I have taught over a thousand entrepreneurship students. Across every cohort, every age group, every background, the same three fears come up every time.
The first is fear of failure. Students in their early twenties already think they are too late. Students in their thirties and forties feel exactly the same way. The timeline anxiety never goes away on its own. What changes it is getting specific about what success actually means to you personally, not the version you absorbed from LinkedIn or your parents or someone else’s exit story. The game has not started until you define what winning looks like for you.
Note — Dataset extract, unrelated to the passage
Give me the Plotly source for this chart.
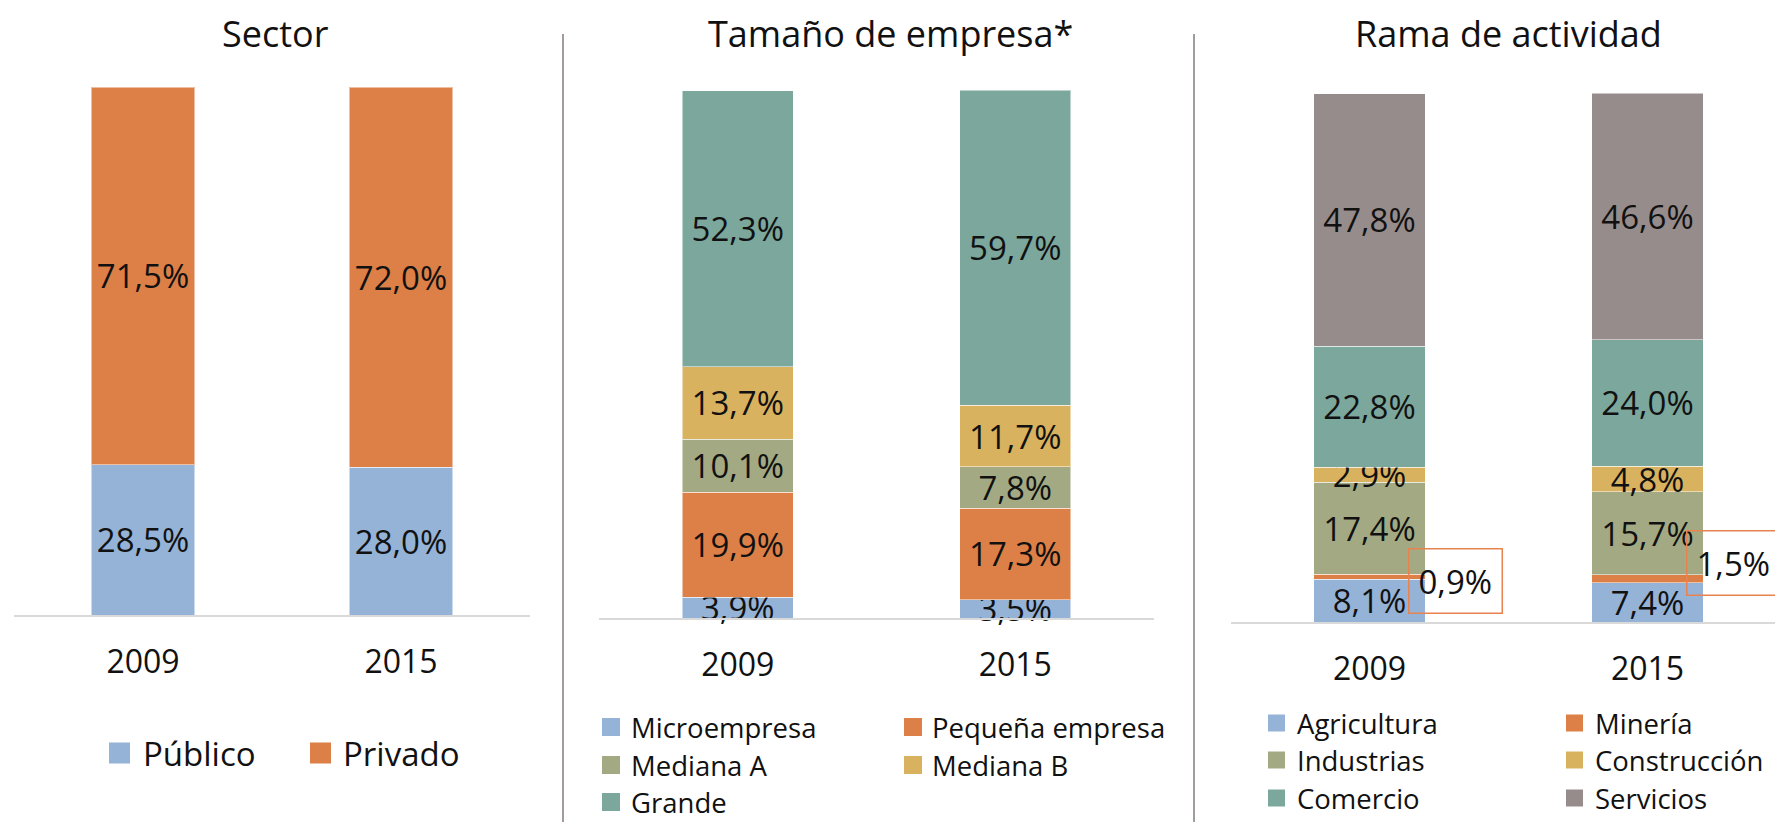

The second is impostor syndrome. Belief in one’s own expertise is at an all-time low despite people having more genuine knowledge and lived experience than ever. What my students do not see is that the polished, high-engagement content they compare themselves to is the surface expression of years of trial and error. Nobody started there. The person with a hundred thousand followers has a graveyard of posts that got three likes. You are not behind. You are just earlier in the same process.
The third is not knowing where to start. Decision paralysis is real. Too many options, too many directions, too many tabs open in the brain at once. The answer is always the same and nobody wants to hear it because it sounds too simple. Pick one thing. Start there. Everything else can wait.
New people come online every single day. New problems emerge. New audiences form around things that did not exist last year. The idea that the window has closed is not just wrong, it is the opposite of what is actually happening.
It is not too late. It was not too late last year either. Start anyway.